Israelis who own casinos overseas, and gamblers who turn a profit at the tables, will have to pay tax in Israel on their profits overseas when the transition to personal taxation is implemented on January 1, 2003, attorney David Goldman said yesterday.

Goldman, a tax law specialist, said that the legal issues surrounding gambling were irrelevant with regard to taxation of gambling profits from casinos overseas. Under the personal taxation system all revenues overseas, even if they are derived from activities that are illegal in Israel, will be taxable, he explained.

Hundreds of Israeli businessmen are believed to own shares in casinos in the US, Greece, and Eastern Europe.

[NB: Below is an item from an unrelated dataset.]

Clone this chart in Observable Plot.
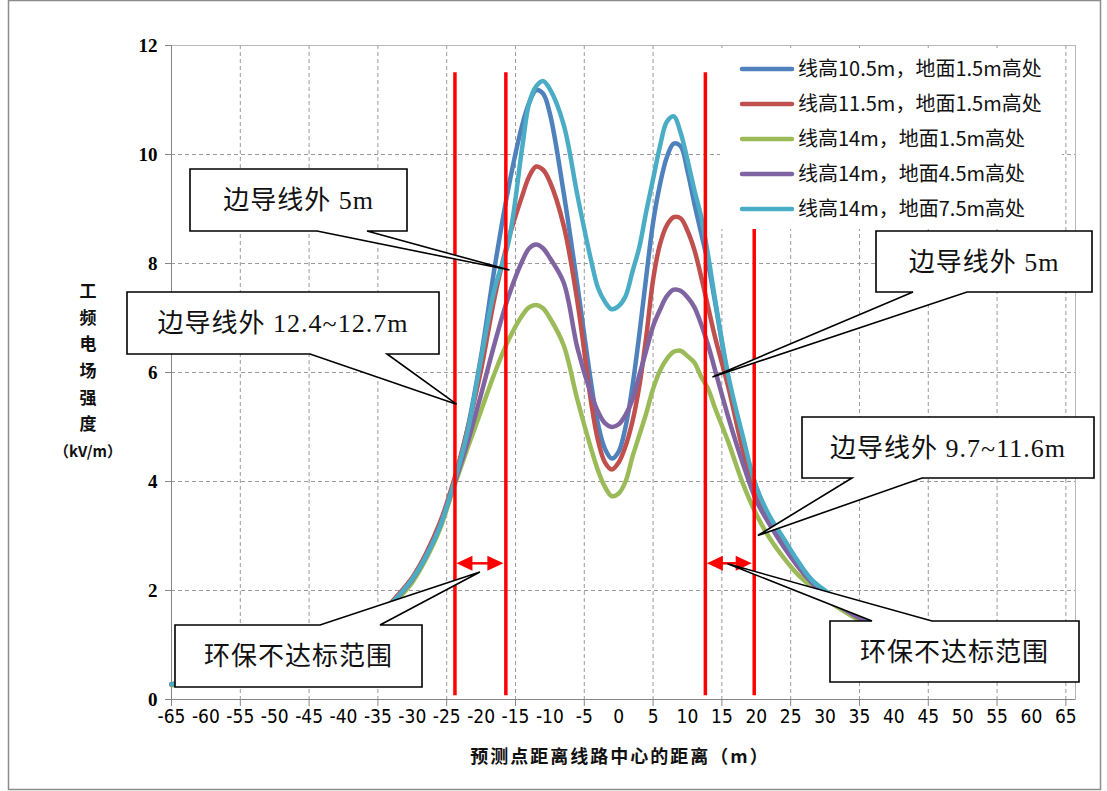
<!DOCTYPE html>
<html>
<head>
<meta charset="utf-8">
<script src="https://cdn.jsdelivr.net/npm/d3@7"></script>
<script src="https://cdn.jsdelivr.net/npm/@observablehq/plot@0.6"></script>
<style>
  body { margin: 0; background: #fff; }
  #chart { position: relative; width: 1107px; height: 791px; }
  #chart svg { position: absolute; left: 0; top: 0; }
</style>
</head>
<body>
<div id="chart"></div>
<script>
// Distance from the line centre (m)
const distance = [-65, -60, -55, -50, -45, -40, -36, -33, -30, -28, -26, -24, -22, -20, -18, -16, -14, -13, -12, -11,
  -10, -8, -6, -4, -3, -2, -1, 0, 1, 2, 3, 4, 5, 6, 7, 8, 9, 10, 11, 12,
  13, 14, 16, 18, 20, 22, 24, 26, 28, 30, 33, 36, 40, 45, 50, 55, 60, 65];

// Power-frequency electric field strength (kV/m)
const h105_g15 = [0.27, 0.34, 0.44, 0.57, 0.76, 1.03, 1.38, 1.77, 2.21, 2.64, 3.18, 3.95, 4.95, 6.30, 7.95, 9.40, 10.55, 10.95, 11.18, 11.12,
  10.75, 9.30, 7.60, 5.80, 5.05, 4.60, 4.42, 4.55, 5.00, 5.75, 6.70, 7.75, 8.75, 9.45, 9.95, 10.20, 10.15, 9.70, 9.10, 8.55,
  8.00, 7.30, 5.85, 4.75, 3.90, 3.30, 2.90, 2.52, 2.20, 1.96, 1.68, 1.46, 1.20, 0.95, 0.75, 0.60, 0.48, 0.38];
const h115_g15 = [0.28, 0.35, 0.45, 0.59, 0.78, 1.06, 1.40, 1.79, 2.24, 2.68, 3.24, 4.00, 4.95, 6.05, 7.40, 8.45, 9.25, 9.60, 9.78, 9.72,
  9.50, 8.70, 7.30, 5.45, 4.75, 4.35, 4.22, 4.35, 4.65, 5.10, 5.75, 6.65, 7.70, 8.35, 8.70, 8.85, 8.83, 8.60, 8.25, 7.75,
  7.20, 6.65, 5.70, 4.60, 3.75, 3.22, 2.82, 2.45, 2.15, 1.92, 1.66, 1.44, 1.20, 0.95, 0.75, 0.60, 0.48, 0.38];
const h14_g15 = [0.26, 0.33, 0.43, 0.56, 0.74, 1.00, 1.34, 1.72, 2.15, 2.58, 3.12, 3.88, 4.60, 5.30, 6.00, 6.60, 7.05, 7.20, 7.24, 7.18,
  7.00, 6.50, 5.50, 4.60, 4.20, 3.90, 3.73, 3.78, 4.00, 4.45, 4.85, 5.25, 5.70, 6.03, 6.25, 6.38, 6.40, 6.30, 6.18, 5.92,
  5.70, 5.35, 4.70, 3.98, 3.40, 2.95, 2.60, 2.30, 2.07, 1.85, 1.60, 1.38, 1.15, 0.92, 0.72, 0.57, 0.45, 0.36];
const h14_g45 = [0.28, 0.35, 0.45, 0.58, 0.77, 1.04, 1.38, 1.76, 2.20, 2.63, 3.18, 3.92, 4.70, 5.60, 6.55, 7.40, 8.05, 8.28, 8.35, 8.28,
  8.10, 7.65, 6.45, 5.60, 5.28, 5.07, 5.00, 5.05, 5.22, 5.50, 5.95, 6.40, 6.85, 7.15, 7.40, 7.52, 7.50, 7.38, 7.20, 6.88,
  6.50, 6.05, 5.15, 4.35, 3.65, 3.20, 2.80, 2.45, 2.15, 1.90, 1.64, 1.42, 1.18, 0.94, 0.74, 0.59, 0.47, 0.37];
const h14_g75 = [0.28, 0.35, 0.45, 0.58, 0.77, 1.04, 1.38, 1.76, 2.21, 2.63, 3.17, 3.95, 4.90, 6.25, 7.55, 8.40, 10.15, 10.95, 11.25, 11.35,
  11.20, 10.55, 9.25, 8.05, 7.55, 7.30, 7.16, 7.22, 7.40, 7.85, 8.30, 8.95, 9.55, 10.15, 10.60, 10.70, 10.40, 9.90, 9.35, 8.85,
  8.15, 7.35, 5.90, 4.85, 3.90, 3.35, 2.95, 2.55, 2.20, 2.00, 1.72, 1.50, 1.22, 0.97, 0.77, 0.62, 0.50, 0.40];

const seriesNames = [
  "线高10.5m，地面1.5m高处",
  "线高11.5m，地面1.5m高处",
  "线高14m，地面1.5m高处",
  "线高14m，地面4.5m高处",
  "线高14m，地面7.5m高处"
];
const seriesValues = [h105_g15, h115_g15, h14_g15, h14_g45, h14_g75];
const seriesColors = ["#4F81BD", "#C0504D", "#9BBB59", "#8064A2", "#4BACC6"];

// Axis ticks
const yTicks = [0, 2, 4, 6, 8, 10, 12];
const xTickLabels = d3.range(-65, 66, 5);
const xTickMarks = d3.range(-65, 66, 10);
const xGrid = d3.range(-55, 66, 10);
const yGrid = [2, 4, 6, 8, 10, 12];

// Boundary lines (m) and the out-of-limit ranges between them
const boundaryX = [-23.8, -16.4, 12.6, 19.7];
const rangePairs = [[-23.8, -16.4], [12.6, 19.7]];
const rangeLevel = [2.49, 2.49];

// Callout notes and the points they refer to
const noteText = ["边导线外 5m", "边导线外 12.4~12.7m", "边导线外 5m", "边导线外 9.7~11.6m", "环保不达标范围", "环保不达标范围"];
const noteTipX = [-15.8, -23.5, 13.7, 20.3, -20.1, 15.9];
const noteTipY = [7.87, 5.41, 5.91, 3.0, 2.33, 2.48];

const rows = seriesNames.flatMap((name, i) =>
  distance.map((x, j) => ({x, v: seriesValues[i][j], name})));

const gridStyle = {stroke: "#9a9a9a", strokeDasharray: "4,3", strokeWidth: 1};
const narrowFont = "'Liberation Sans Narrow', 'DejaVu Sans Condensed', 'Liberation Sans', sans-serif";

const chart = Plot.plot({
  width: 1107,
  height: 791,
  marginLeft: 171,
  marginRight: 32,
  marginTop: 45,
  marginBottom: 92,
  style: {fontFamily: "'Noto Sans CJK SC', sans-serif", background: "white", overflow: "visible"},
  x: {domain: [-65, 66.4]},
  y: {domain: [0, 12]},
  color: {domain: seriesNames, range: seriesColors},
  marks: [
    Plot.ruleY(yGrid, gridStyle),
    Plot.ruleX(xGrid, gridStyle),
    Plot.frame({stroke: "#b8b8b8"}),
    Plot.ruleX([-65], {stroke: "#868686"}),
    Plot.ruleY([0], {stroke: "#868686"}),
    Plot.axisY({ticks: yTicks, tickSize: 6, tickPadding: 8, label: null, stroke: "#868686", fill: "black",
      fontSize: 19, fontWeight: "bold", fontFamily: "'Liberation Serif', serif", tickFormat: d => String(d)}),
    Plot.axisX({ticks: xTickMarks, tickSize: 7, label: null, stroke: "#868686", tickFormat: () => ""}),
    Plot.axisX({ticks: xTickLabels, tickSize: 0, tickPadding: 10, label: null, fill: "black",
      fontSize: 19, fontFamily: narrowFont, tickFormat: d => String(d)}),
    Plot.line(rows, {x: "x", y: "v", z: "name", stroke: "name", strokeWidth: 4.5,
      curve: "catmull-rom", strokeLinejoin: "round", strokeLinecap: "round"}),
    Plot.ruleX(boundaryX, {y1: 0.07, y2: 11.5, stroke: "#ff0000", strokeWidth: 3.5})
  ]
});

document.getElementById("chart").appendChild(chart);

const sx = chart.scale("x").apply;
const sy = chart.scale("y").apply;
const svg = d3.select(chart);

// Double-headed arrows spanning the out-of-limit ranges
const arrows = svg.append("g").attr("fill", "#ff0000").attr("stroke", "#ff0000");
rangePairs.forEach(([a, b], i) => {
  const xa = sx(a) + 2, xb = sx(b) - 2, y = sy(rangeLevel[i]);
  const head = 16, half = 7.5;
  arrows.append("line").attr("x1", xa + head - 2).attr("x2", xb - head + 2)
    .attr("y1", y).attr("y2", y).attr("stroke-width", 2.5);
  arrows.append("path").attr("stroke", "none")
    .attr("d", `M${xa},${y}L${xa + head},${y - half}L${xa + head},${y + half}Z`);
  arrows.append("path").attr("stroke", "none")
    .attr("d", `M${xb},${y}L${xb - head},${y - half}L${xb - head},${y + half}Z`);
});

// Legend
const legendBox = {x: 720, y: 48, w: 342, h: 181};
const legend = svg.append("g").attr("text-anchor", "start");
legend.append("rect").attr("x", legendBox.x).attr("y", legendBox.y)
  .attr("width", legendBox.w).attr("height", legendBox.h).attr("fill", "white");
seriesNames.forEach((name, i) => {
  const y = 69 + i * 35;
  legend.append("line").attr("x1", 742).attr("x2", 792).attr("y1", y).attr("y2", y)
    .attr("stroke", seriesColors[i]).attr("stroke-width", 4.5).attr("stroke-linecap", "round");
  legend.append("text").attr("x", 798).attr("y", y).attr("dy", "0.36em")
    .attr("text-anchor", "start")
    .attr("font-size", 20).attr("font-family", "'Noto Sans CJK SC', sans-serif")
    .attr("fill", "#111").text(name);
});

// Callout boxes: [left, top, right, bottom, wedge side, wedge base start, wedge base end]
const noteBoxes = [
  [190, 169, 407, 231, "bottom", 317, 367],
  [127, 292, 439, 354, "bottom", 310, 387],
  [876, 231, 1092, 292, "bottom", 913, 967],
  [802, 417, 1094, 478, "bottom", 852, 922],
  [175, 625, 422, 687, "top", 320, 380],
  [830, 621, 1079, 682, "top", 872, 932]
];
const notes = svg.append("g");
noteBoxes.forEach(([x0, y0, x1, y1, side, b1, b2], i) => {
  const tx = sx(noteTipX[i]), ty = sy(noteTipY[i]);
  const d = side === "bottom"
    ? `M${x0},${y0}H${x1}V${y1}H${b2}L${tx},${ty}L${b1},${y1}H${x0}Z`
    : `M${x0},${y0}H${b1}L${tx},${ty}L${b2},${y0}H${x1}V${y1}H${x0}Z`;
  notes.append("path").attr("d", d).attr("fill", "white").attr("stroke", "black").attr("stroke-width", 1.6);
  notes.append("text").attr("x", (x0 + x1) / 2).attr("y", (y0 + y1) / 2).attr("dy", "0.36em")
    .attr("text-anchor", "middle").attr("font-size", 26).attr("letter-spacing", 1)
    .attr("font-family", "'Liberation Serif', 'Noto Sans CJK SC', serif")
    .attr("fill", "#111").text(noteText[i]);
});

// Axis titles
const yTitleChars = ["工", "频", "电", "场", "强", "度"];
const titles = svg.append("g").attr("font-family", "'Noto Sans CJK SC', sans-serif")
  .attr("font-weight", "bold").attr("text-anchor", "middle").attr("fill", "#111");
yTitleChars.forEach((c, i) => {
  titles.append("text").attr("x", 88).attr("y", 291 + i * 26.6).attr("dy", "0.36em")
    .attr("font-size", 17).text(c);
});
titles.append("text").attr("x", 88).attr("y", 452).attr("dy", "0.36em")
  .attr("font-size", 15).text("（kV/m）");
titles.append("text").attr("x", 620).attr("y", 757).attr("dy", "0.36em")
  .attr("font-size", 18).attr("letter-spacing", 2).text("预测点距离线路中心的距离（m）");

// Chart area border
svg.append("rect").attr("x", 8.5).attr("y", 0.5).attr("width", 1092).attr("height", 789)
  .attr("fill", "none").attr("stroke", "#8c8c8c").attr("stroke-width", 1.5);
</script>
</body>
</html>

Goldman added that tax authorities also could collect taxes from casino operators in Israel and gambling profits, even though these activities are illegal, because these revenues are taxable as business revenues. Thus, the law could be applied to casino operators in Israeli territory and to the operators of the floating casino off the shores of Eilat, he said.

According to state lottery operator Mifal Hapayis, some NIS 14 billion a year is spent on illegal gambling in Israel; in comparison, lotteries and the football pools bring in around NIS 3.5 billion a year. Taxation of revenues from illegal gambling would bring in an estimated NIS 3-5 billion in taxes per year.

Mifal Hapayis claims that if it were allowed to operate a casino in Israel, it would generate revenues of around $2 million a day or NIS 3 billion a year, which would be plowed back into the community.